• **TASK TO CARRY OUT**
Repeat the lines below exactly as they appear, but leave out the images.

• **SOURCE EXCERPT**
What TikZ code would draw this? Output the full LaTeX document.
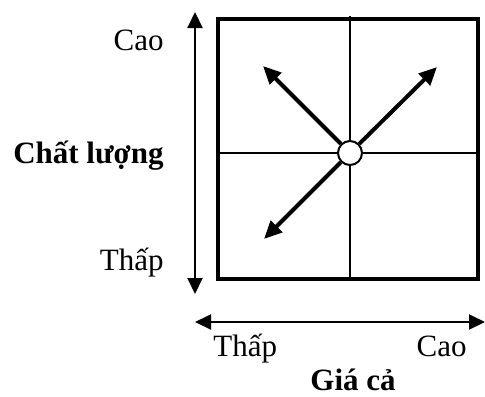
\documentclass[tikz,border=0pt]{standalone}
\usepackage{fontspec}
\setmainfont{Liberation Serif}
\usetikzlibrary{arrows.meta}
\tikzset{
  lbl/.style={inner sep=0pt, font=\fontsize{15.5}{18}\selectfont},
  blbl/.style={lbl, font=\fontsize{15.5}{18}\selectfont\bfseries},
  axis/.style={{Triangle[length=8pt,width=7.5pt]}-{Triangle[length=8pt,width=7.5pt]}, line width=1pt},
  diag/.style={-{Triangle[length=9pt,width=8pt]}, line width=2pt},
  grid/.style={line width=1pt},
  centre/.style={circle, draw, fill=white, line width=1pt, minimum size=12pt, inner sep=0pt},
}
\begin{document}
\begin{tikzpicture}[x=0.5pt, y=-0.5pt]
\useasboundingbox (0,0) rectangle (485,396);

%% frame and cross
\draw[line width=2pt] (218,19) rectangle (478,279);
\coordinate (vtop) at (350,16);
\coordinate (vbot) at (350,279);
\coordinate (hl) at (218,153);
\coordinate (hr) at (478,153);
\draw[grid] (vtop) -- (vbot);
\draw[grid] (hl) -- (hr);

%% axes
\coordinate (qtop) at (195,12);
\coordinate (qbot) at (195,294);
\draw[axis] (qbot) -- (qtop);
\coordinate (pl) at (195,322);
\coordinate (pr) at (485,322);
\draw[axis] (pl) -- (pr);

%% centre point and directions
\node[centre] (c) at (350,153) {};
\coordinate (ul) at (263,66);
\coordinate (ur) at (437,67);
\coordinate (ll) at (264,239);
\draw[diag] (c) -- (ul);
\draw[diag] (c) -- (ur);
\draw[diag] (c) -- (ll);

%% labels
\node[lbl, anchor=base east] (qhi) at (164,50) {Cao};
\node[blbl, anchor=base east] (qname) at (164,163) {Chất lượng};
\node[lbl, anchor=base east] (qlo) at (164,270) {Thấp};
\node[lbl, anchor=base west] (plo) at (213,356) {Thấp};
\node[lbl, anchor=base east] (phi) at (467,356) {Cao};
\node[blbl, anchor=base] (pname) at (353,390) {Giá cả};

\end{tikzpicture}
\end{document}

• **EXERCISE RESPONSE**
What TikZ code would draw this? Output the full LaTeX document.
\documentclass[tikz,border=0pt]{standalone}
\usepackage{fontspec}
\setmainfont{Liberation Serif}
\usetikzlibrary{arrows.meta}
\tikzset{
  lbl/.style={inner sep=0pt, font=\fontsize{15.5}{18}\selectfont},
  blbl/.style={lbl, font=\fontsize{15.5}{18}\selectfont\bfseries},
  axis/.style={{Triangle[length=8pt,width=7.5pt]}-{Triangle[length=8pt,width=7.5pt]}, line width=1pt},
  diag/.style={-{Triangle[length=9pt,width=8pt]}, line width=2pt},
  grid/.style={line width=1pt},
  centre/.style={circle, draw, fill=white, line width=1pt, minimum size=12pt, inner sep=0pt},
}
\begin{document}
\begin{tikzpicture}[x=0.5pt, y=-0.5pt]
\useasboundingbox (0,0) rectangle (485,396);

%% frame and cross
\draw[line width=2pt] (218,19) rectangle (478,279);
\coordinate (vtop) at (350,16);
\coordinate (vbot) at (350,279);
\coordinate (hl) at (218,153);
\coordinate (hr) at (478,153);
\draw[grid] (vtop) -- (vbot);
\draw[grid] (hl) -- (hr);

%% axes
\coordinate (qtop) at (195,12);
\coordinate (qbot) at (195,294);
\draw[axis] (qbot) -- (qtop);
\coordinate (pl) at (195,322);
\coordinate (pr) at (485,322);
\draw[axis] (pl) -- (pr);

%% centre point and directions
\node[centre] (c) at (350,153) {};
\coordinate (ul) at (263,66);
\coordinate (ur) at (437,67);
\coordinate (ll) at (264,239);
\draw[diag] (c) -- (ul);
\draw[diag] (c) -- (ur);
\draw[diag] (c) -- (ll);

%% labels
\node[lbl, anchor=base east] (qhi) at (164,50) {Cao};
\node[blbl, anchor=base east] (qname) at (164,163) {Chất lượng};
\node[lbl, anchor=base east] (qlo) at (164,270) {Thấp};
\node[lbl, anchor=base west] (plo) at (213,356) {Thấp};
\node[lbl, anchor=base east] (phi) at (467,356) {Cao};
\node[blbl, anchor=base] (pname) at (353,390) {Giá cả};

\end{tikzpicture}
\end{document}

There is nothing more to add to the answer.